Murphy releases Locher who composes himself, walks to the foyer, and lets in Lieutenant Boyle. The Lieutenant politely takes off his hat, calmly informing both men that he must speak with them. They adjourn to the living room.

In any even half-sane universe, Locher would squirm free of Murphy's grasp, throw open the door and scream "ARREST THAT MAN, DETECTIVE! HE TRIED TO KILL ME!"

But Richard E. Cunha sticks to the picture's internal logic: nothing makes sense in this movie. People behave irrationally. And here, an attempted murder no more throws a kink in Felix Locher's day than discovering some leftovers from last week went bad. You compose yourself, toss the leftovers in the garbage, and get on with your life.

Many years ago, the dearly departed Brad Linaweaver was asked if he had a favorite scene in Ed Wood Jr.'s Plan 9 from Outer Space. "Yes, it's 'Your stupid minds!
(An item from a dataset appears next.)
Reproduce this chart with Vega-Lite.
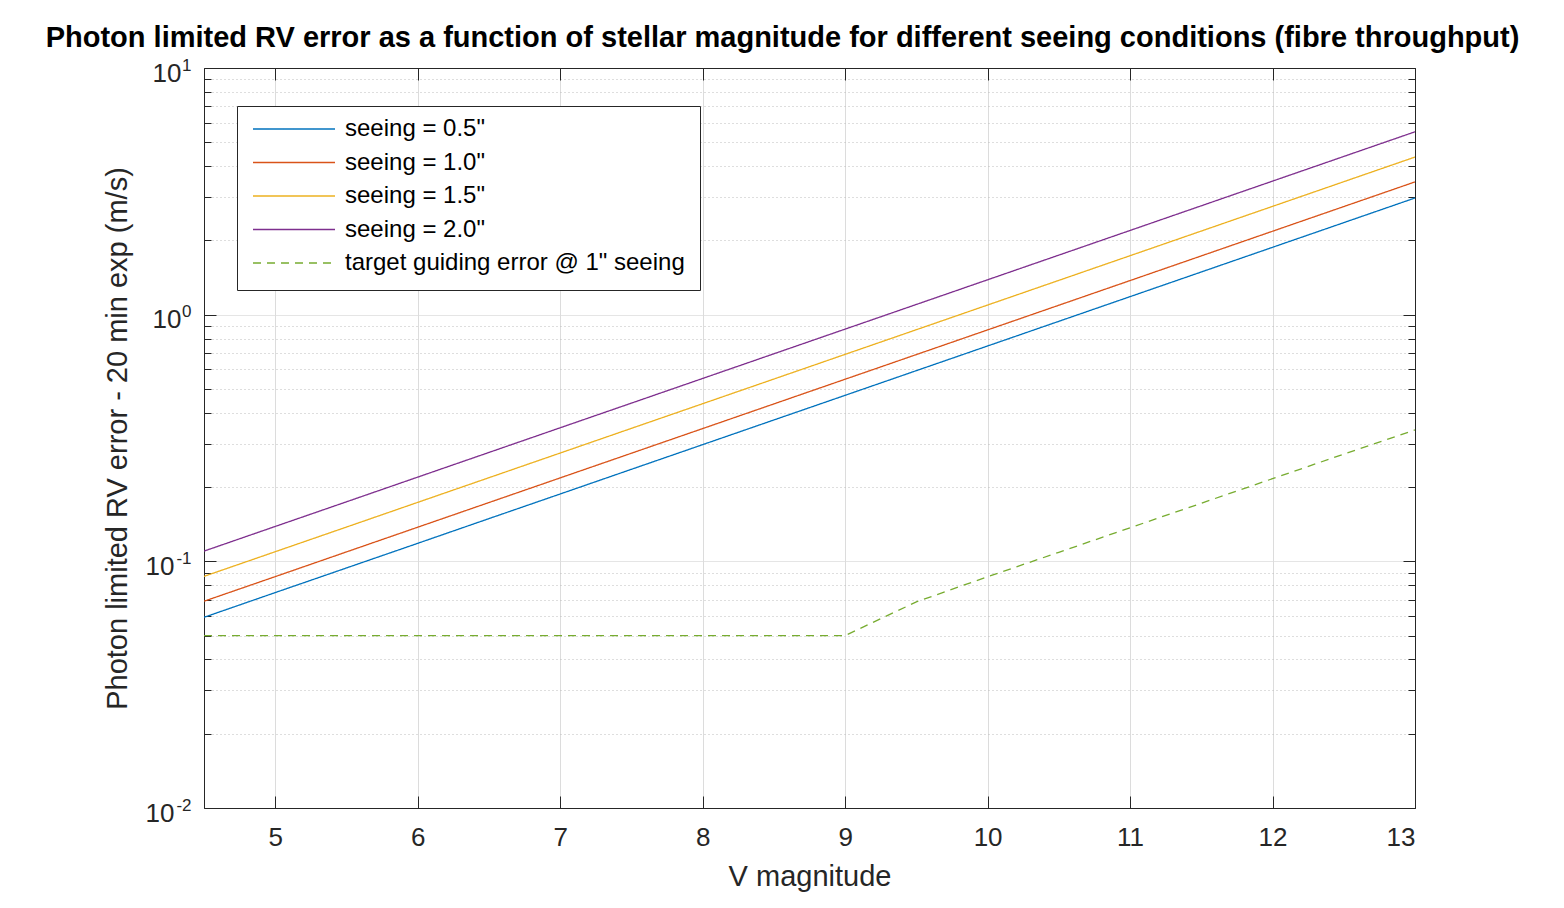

Stupid! Stupid!' For all the science fiction films where the superior alien calmly explains how superior he is - let's call it the Michael Rennie approach - this guy is as upset and freaked out as any human being would be, and then the human response is to punch the guy out. Now, that is a scene unlike anything else in the history of science fiction cinema. It resonates."

Ditto for the scene in Frankenstein's Daughter where, after Oliver Frank tries to kill him in his own house, Carter Morton's response is to simply tell him he's fired. Try and find something else like it in science fiction cinema. It's unique. It resonates.